Sunday, June 10, 2007

Conspicuous consumption

I read an article/interview this weekend about the founder of “Treehugger.com,” Graham Hill and I was struck by how consumption had become a high art, an almost religious adherence to “eco-friendly” consumption rituals. It is a triumph of style over substance.
The article was a fawning account of a typical “day in the life” of an “eco-warrior.”
Included were all the mundane details, from sipping his “fair trade” coffee to properly using the restroom---repeat this mantra: “if it’s yellow, let it mellow; if it’s brown, flush it down.”
His website, Treehugger.com is chock full of ideas on how to “green” your life. As far as I can tell--- at the end of the day it is best accomplished by purchasing and using “green” products, which works out nicely if you are hawking space to advertisers that want to target this affluent and guilt ridden bunch of city dwelling, nature worshippers.
At the end of the day, what is Graham's great contribution to society—what qualifies Graham to teach everyone how to “go green”? Among other things, he designed a coffee cup a few years ago! Well, not really a unique design…he made a ceramic version of the popular paper disposable cup. But now he spends his time pursuing social entrepreneurship, encouraging sustainability, buzzword buzzword buzzword…. And when he is not hawking his nifty knock off coffee cup, he spends his time brainstorming ways to get people from thinking to doing. I know, let that marinate for a moment—it’s really eco-deep.
I don’t know why I reflexively find this eco-preening so off-putting; I’m sure it’s proof of one of my many character flaws.
I have nothing against trying to “save the planet,” I just think that our time and efforts might be better spent saving lives, or helping others, or addressing famine, pestilence, hunger, or providing clean drinking water and shelter for the neediest among us.
In the time it took to read this, (if anyone bothered) 2 or 3 more African children died of malaria. Why? If you track back far enough, an American environmentalist wrote a fictionalized book about the effects of DDT on the food chain and successfully lobbied the US gov’t to prevent companies from using DDT to kill mosquitoes. Of course, American children aren’t dying of malaria from mosquitoes because we used DDT to kill all the mosquitoes and we continue to use pesticides to kill mosquitoes, but our recommendation for Africa? Put up a net while you sleep and hope they don’t bite you. (the nets are about 10 bucks each--or roughly 2 weeks salary)
But all the eco-warriors can sleep soundly, knowing that they are saving the planet by buying their vegetables from farmers' markets, drinking fair trade coffee from $12 dollar ceramic cups, wearing $215 dollar organic jeans and washing their hair with $20 dollar eco-friendly shampoo.
For what it’s worth the yearly per capita income in Uganda is $250.00, just about enough to buy a couple of coffee mugs, some shampoo and some overpriced jeans. In fact, the bottom 10 least developed countries all have a per capita yearly income under $300.00 US a year.
I bet Graham Hill is one of the coolest guys you could ever meet, and that treehugger.com is a worthy and noble effort, but I can’t help but wonder if this is all an eco-sham, like the pet rocks of the 70s---we have let marketers and advertisers convince us that some products have a hidden intangible value, not because they are better or less expensive, but because they are “greener” and we pay that premium for that intangible greenness, even though we could have just bought the cheap shampoo for $1.50 and given the $18.50 that we saved to charity, I bet there is a family in Uganda that could use the money.

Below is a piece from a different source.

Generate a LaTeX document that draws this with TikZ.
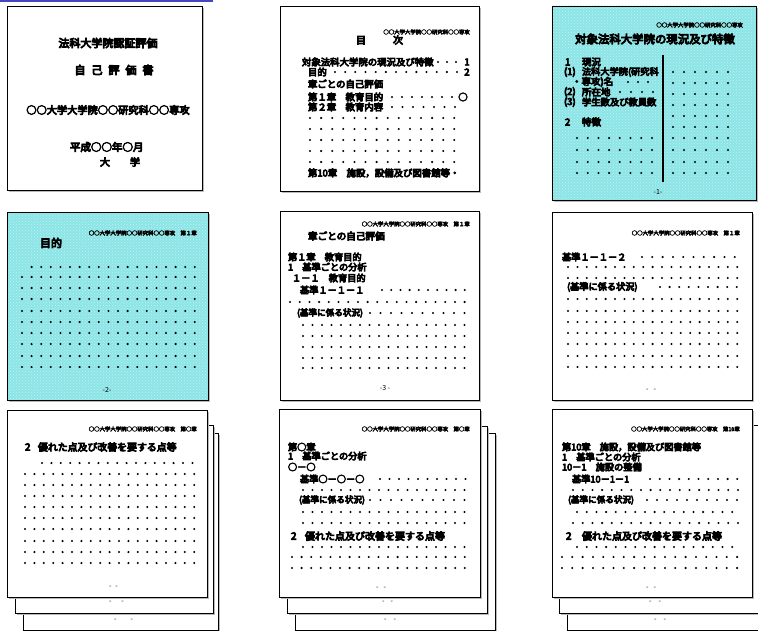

Anonymous Anonymous said...

Children don't die in this country from malaria because we have access to health care. I agree that time could be better spent focusing on real issues, not just tree hugging. Proper access to preventative health care (and nets!), which we could provide at very little cost, would do a lot more good for Africans than giving them pesticides. Africa does need more attention and help from the whole world.

...and your point about a possible eco-sham is an interesting one.

9:34 AM  
Blogger djobe said...

I can understand the confusion, most people think that the reason children aren't dying in the S from Malaria is because of our world class health care...but the reality is that we have a world class malarial control program. The fact is that we control our mosquito populations and prevent people from being infected by preventing them from being bitten by the nasty little Anopheles vector mosquito.

read more about the history of malarial mosquito control here: don't take my word for it.

4:56 PM  
Anonymous Anonymous said...

It's worth noting that there are a multitude of issues facing the planet (global warming pollution, povery, malaria, and many others). It doesn't seem useful to knock somoeone who is working on important issues other than the one you're focused on.